> **TASK TO COMPLETE**:
Restate the data exactly as given and keep the pictures out.
--------------------------------------------------
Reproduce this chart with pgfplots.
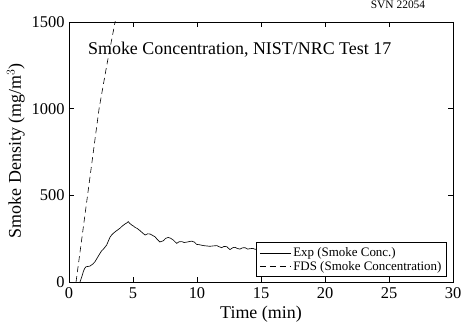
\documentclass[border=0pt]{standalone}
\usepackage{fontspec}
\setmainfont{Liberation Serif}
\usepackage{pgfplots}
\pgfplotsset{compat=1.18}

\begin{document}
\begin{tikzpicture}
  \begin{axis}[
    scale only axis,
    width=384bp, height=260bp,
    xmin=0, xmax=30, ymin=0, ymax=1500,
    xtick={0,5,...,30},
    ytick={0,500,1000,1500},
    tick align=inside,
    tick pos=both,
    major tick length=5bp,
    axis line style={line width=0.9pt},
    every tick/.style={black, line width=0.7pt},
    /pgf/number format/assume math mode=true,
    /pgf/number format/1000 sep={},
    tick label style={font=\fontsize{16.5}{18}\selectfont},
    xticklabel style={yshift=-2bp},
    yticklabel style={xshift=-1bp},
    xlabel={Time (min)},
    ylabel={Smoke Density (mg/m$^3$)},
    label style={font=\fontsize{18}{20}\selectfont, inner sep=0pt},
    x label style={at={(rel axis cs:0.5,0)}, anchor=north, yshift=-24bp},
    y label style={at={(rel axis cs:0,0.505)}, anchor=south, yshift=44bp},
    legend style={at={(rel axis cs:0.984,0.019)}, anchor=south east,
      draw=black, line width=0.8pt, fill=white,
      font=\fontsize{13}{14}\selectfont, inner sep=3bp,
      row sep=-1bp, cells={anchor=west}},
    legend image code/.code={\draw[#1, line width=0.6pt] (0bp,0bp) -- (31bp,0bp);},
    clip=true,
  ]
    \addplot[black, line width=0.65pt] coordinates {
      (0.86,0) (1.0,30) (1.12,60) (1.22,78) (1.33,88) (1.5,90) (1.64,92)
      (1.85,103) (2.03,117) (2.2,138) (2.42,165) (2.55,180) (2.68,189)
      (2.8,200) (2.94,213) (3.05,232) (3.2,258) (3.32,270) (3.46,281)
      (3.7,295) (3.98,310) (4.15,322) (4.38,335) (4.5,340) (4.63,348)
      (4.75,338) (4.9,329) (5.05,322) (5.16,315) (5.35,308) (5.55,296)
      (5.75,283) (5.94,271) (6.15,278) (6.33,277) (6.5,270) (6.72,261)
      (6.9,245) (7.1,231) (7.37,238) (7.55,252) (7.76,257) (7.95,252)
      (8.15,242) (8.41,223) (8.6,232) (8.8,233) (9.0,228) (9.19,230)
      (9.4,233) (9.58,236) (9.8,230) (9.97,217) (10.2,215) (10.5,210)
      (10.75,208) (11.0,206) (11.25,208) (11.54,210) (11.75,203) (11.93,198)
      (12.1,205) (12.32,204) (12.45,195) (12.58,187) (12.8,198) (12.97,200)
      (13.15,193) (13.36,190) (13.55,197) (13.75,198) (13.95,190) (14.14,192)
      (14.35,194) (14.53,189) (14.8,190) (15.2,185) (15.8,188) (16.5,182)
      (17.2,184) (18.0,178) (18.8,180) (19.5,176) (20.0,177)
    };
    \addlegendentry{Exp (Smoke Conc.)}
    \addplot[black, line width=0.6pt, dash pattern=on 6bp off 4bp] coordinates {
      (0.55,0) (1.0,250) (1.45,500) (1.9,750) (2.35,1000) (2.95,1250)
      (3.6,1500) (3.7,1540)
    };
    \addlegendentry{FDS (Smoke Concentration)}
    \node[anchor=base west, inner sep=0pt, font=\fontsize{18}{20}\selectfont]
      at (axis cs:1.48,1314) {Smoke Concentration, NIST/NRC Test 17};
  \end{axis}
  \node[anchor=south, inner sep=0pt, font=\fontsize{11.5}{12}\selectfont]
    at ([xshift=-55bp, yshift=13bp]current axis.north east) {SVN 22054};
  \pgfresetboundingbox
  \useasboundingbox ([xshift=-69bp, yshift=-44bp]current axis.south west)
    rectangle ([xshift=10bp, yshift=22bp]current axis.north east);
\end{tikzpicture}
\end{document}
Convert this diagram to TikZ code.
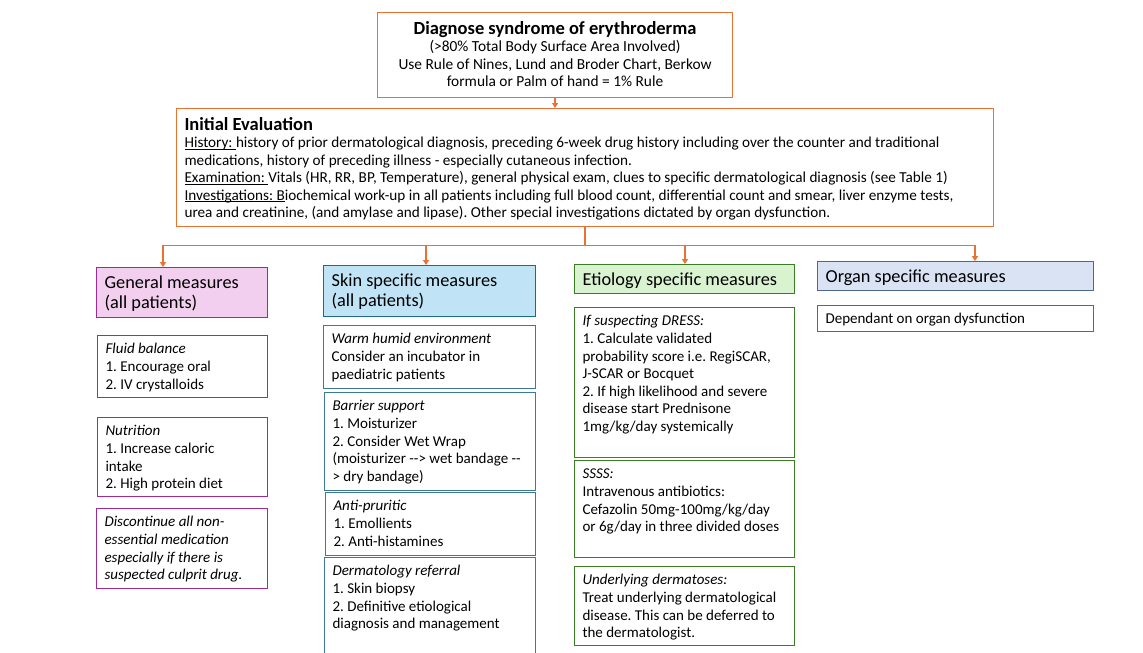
--------------------------------------------------
> **RESPONSE TO THE EXERCISE**:
Reproduce this chart with pgfplots.
\documentclass[border=0pt]{standalone}
\usepackage{fontspec}
\setmainfont{Liberation Serif}
\usepackage{pgfplots}
\pgfplotsset{compat=1.18}

\begin{document}
\begin{tikzpicture}
  \begin{axis}[
    scale only axis,
    width=384bp, height=260bp,
    xmin=0, xmax=30, ymin=0, ymax=1500,
    xtick={0,5,...,30},
    ytick={0,500,1000,1500},
    tick align=inside,
    tick pos=both,
    major tick length=5bp,
    axis line style={line width=0.9pt},
    every tick/.style={black, line width=0.7pt},
    /pgf/number format/assume math mode=true,
    /pgf/number format/1000 sep={},
    tick label style={font=\fontsize{16.5}{18}\selectfont},
    xticklabel style={yshift=-2bp},
    yticklabel style={xshift=-1bp},
    xlabel={Time (min)},
    ylabel={Smoke Density (mg/m$^3$)},
    label style={font=\fontsize{18}{20}\selectfont, inner sep=0pt},
    x label style={at={(rel axis cs:0.5,0)}, anchor=north, yshift=-24bp},
    y label style={at={(rel axis cs:0,0.505)}, anchor=south, yshift=44bp},
    legend style={at={(rel axis cs:0.984,0.019)}, anchor=south east,
      draw=black, line width=0.8pt, fill=white,
      font=\fontsize{13}{14}\selectfont, inner sep=3bp,
      row sep=-1bp, cells={anchor=west}},
    legend image code/.code={\draw[#1, line width=0.6pt] (0bp,0bp) -- (31bp,0bp);},
    clip=true,
  ]
    \addplot[black, line width=0.65pt] coordinates {
      (0.86,0) (1.0,30) (1.12,60) (1.22,78) (1.33,88) (1.5,90) (1.64,92)
      (1.85,103) (2.03,117) (2.2,138) (2.42,165) (2.55,180) (2.68,189)
      (2.8,200) (2.94,213) (3.05,232) (3.2,258) (3.32,270) (3.46,281)
      (3.7,295) (3.98,310) (4.15,322) (4.38,335) (4.5,340) (4.63,348)
      (4.75,338) (4.9,329) (5.05,322) (5.16,315) (5.35,308) (5.55,296)
      (5.75,283) (5.94,271) (6.15,278) (6.33,277) (6.5,270) (6.72,261)
      (6.9,245) (7.1,231) (7.37,238) (7.55,252) (7.76,257) (7.95,252)
      (8.15,242) (8.41,223) (8.6,232) (8.8,233) (9.0,228) (9.19,230)
      (9.4,233) (9.58,236) (9.8,230) (9.97,217) (10.2,215) (10.5,210)
      (10.75,208) (11.0,206) (11.25,208) (11.54,210) (11.75,203) (11.93,198)
      (12.1,205) (12.32,204) (12.45,195) (12.58,187) (12.8,198) (12.97,200)
      (13.15,193) (13.36,190) (13.55,197) (13.75,198) (13.95,190) (14.14,192)
      (14.35,194) (14.53,189) (14.8,190) (15.2,185) (15.8,188) (16.5,182)
      (17.2,184) (18.0,178) (18.8,180) (19.5,176) (20.0,177)
    };
    \addlegendentry{Exp (Smoke Conc.)}
    \addplot[black, line width=0.6pt, dash pattern=on 6bp off 4bp] coordinates {
      (0.55,0) (1.0,250) (1.45,500) (1.9,750) (2.35,1000) (2.95,1250)
      (3.6,1500) (3.7,1540)
    };
    \addlegendentry{FDS (Smoke Concentration)}
    \node[anchor=base west, inner sep=0pt, font=\fontsize{18}{20}\selectfont]
      at (axis cs:1.48,1314) {Smoke Concentration, NIST/NRC Test 17};
  \end{axis}
  \node[anchor=south, inner sep=0pt, font=\fontsize{11.5}{12}\selectfont]
    at ([xshift=-55bp, yshift=13bp]current axis.north east) {SVN 22054};
  \pgfresetboundingbox
  \useasboundingbox ([xshift=-69bp, yshift=-44bp]current axis.south west)
    rectangle ([xshift=10bp, yshift=22bp]current axis.north east);
\end{tikzpicture}
\end{document}
Convert this diagram to TikZ code.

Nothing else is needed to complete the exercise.